Internet campaigns around a film encourages fans to both show and encourage their excitement and own interest in a film, finding others to do the same. The surrounding interest and excitement around the latest twilight film breaking dawn, is obvious on Youtube alone. Searching for a breaking dawn eclipse will lead you to hundreds of fanmade trailers for the film already. And further more spoofs of the film and spoof trailers on youtube are shown to be immensely popular, one trailer having over 10,000,000 views with over 65,000 “likes”.
What becomes obvious from these trailers is that although supernatural and science fiction creatures and characters in films are popular with audiences, such as zombies, vampires, werewolves etc, the fan doesn’t want it to be taken to seriously And always welcomes diversity. Films such as red riding hood received the same review and thoughts as myself from other audience members that went to see the film, Red Riding Hood is too much like twilight and the story is getting old. The fan no longer wants a soppy female depressing love story who falls apart when the vampire leaves her or in Red Riding Hood, the same but with werewolves.

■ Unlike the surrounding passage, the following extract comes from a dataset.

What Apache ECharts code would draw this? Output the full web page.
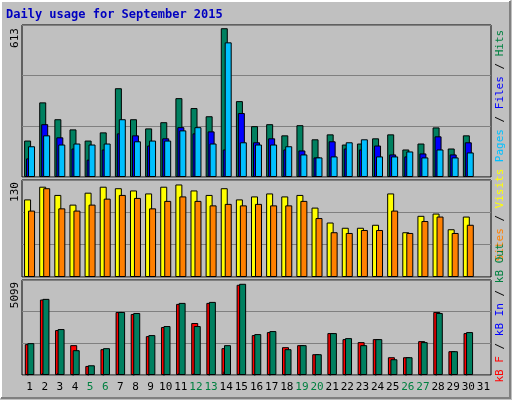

We want a modern comic twist, The vampire film has been covered many times before, and the falling in love with a vampire is very popular with the audience, in particular females as we love nothing more then a love story with restrictions but what is proving to be unpopular is the depressing aspect, the solid acting on Stewarts behalf annoys the audience and instead we want to welcome a nicer female character and that’s what entices us to Vampire Wedding, A new Refreshing Horror and Comedy film about a wedding planner who has to fight of evil and rescue her fiance. Meet Sophia, She is intelligent, cute, fashionable and pretty but faces the relationship difficulties of vampires trying to prevent and ruin the wedding, a modern welcoming twist that is original and gripping.Also the welcomed and amusing character also of Paula Weiler, Sophia’s Best friend, offers disgruntled twilight fans a character we can all associate with our own friends, where as in twilight all of Bella's friends appear to be very fake and unlike real high school teens, only portrayals of what the media stereotypes with the American teen but is not always the case. What Sophia represents is what all females at one point find themselves with, the trouble of holding down a relationship with the one they love and the obstacles they face.